Aarzoo Singh
Ph.D. (2021)
How has your journey / experiences / learnings at WGSI, inside and/or outside the classroom, guided or influenced your career path / decisions.
Having worked and studied in a Women and Gender Studies department over the past twelve years has had a huge impact on my work as my pedagogy, research, and ethics as an academic are fully centered around social justice, local and transnational activism, ethical and equitable forms of pedagogy, decolonial frameworks, awareness of labour precarity, and critically investigating institutional practices. Now working as an Assistant Professor in a Women’s and Gender Studies department, having these investments shape how I teach, do research, and write. For example, I know the importance of teaching in a way that considers the multiplicity of students’ experiences with the world and invites it into the classroom—for creating learning opportunities for marginalized, first-generation, and mature students. I learnt this from my pedagogical mentors from WGSI.

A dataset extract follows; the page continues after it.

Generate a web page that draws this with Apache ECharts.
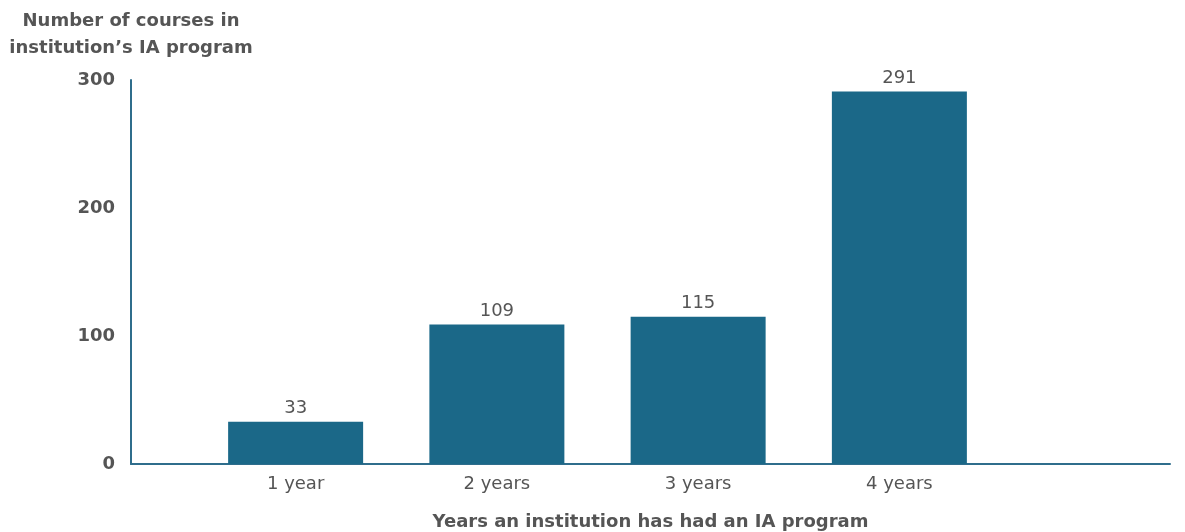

Is there a distinct class, lesson, professor or experience at WGSI that has inspired the work you do / your practice / works that you’ve produced?
I can almost pinpoint the moment during my PhD that changed my way of thinking, not just about academia, but of how I take in the world at large. This came through in my first year in Dr. Dina Georgis’ class on Aesthetic Imagination, Creativity and Radical Hope. This class was centered around generative and creative theories that focused on the importance of reparative feminist readings, making space for the in-articulatable, and ruminating on the in-between with hopes of making possible new political futures. It was from this type of learning that my work became open to the power of story as methodology in its capacity to convey inexpressible trauma, affect, and memory. This massively shaped my dissertation and subsequently my continuing research in academia.
After you attained your degree at WGSI, what did you do next?
After obtaining my doctorate from WGSI, I went to work as contract faculty at the University of Toronto Scarborough at the department of Historical and Cultural Studies for two years before attaining a tenure track position in the Women’s and Gender Studies Department at the University of Winnipeg.
Does having a Women & Gender Studies lens positively impact your work and practice?
One of the most salient and positive take-aways from my time in WGSI was learning not just to critically read and analysis existing power structures and systems of colonial oppression, but how to think about reparation and recovery from their legacies of violence and rupture. That is, hope-oriented readings have become central to the way I do research and in turning towards the truth of lived experience illuminates so much possibility for capacious understandings of the world and how to move forward, better. An important feminist lesson I took from my training in the field of Women and Gender studies is that our research can be grounded in our own experiences and that we can dictate our own epistemological explorations to think about thinking itself more capaciously.
How has the skillset and knowledge acquired at WGSI directly or indirectly helped you in your career?
WGSI’s investment in critical race, postcolonial, and transnational feminist frameworks was central to my training in this field. For example, now as an Assistant Professor, my own pedagogical agenda is invested in critical and open dialogues about difficult content and approach the classroom with the philosophy of mutual aid. I emphasize a politics of reparation throughout my courses with the hopes that students can locate their own investments in community building and activism in the material they encounter. This kind of teaching comes from the types of feminist teachings I was exposed during my time in WGSI.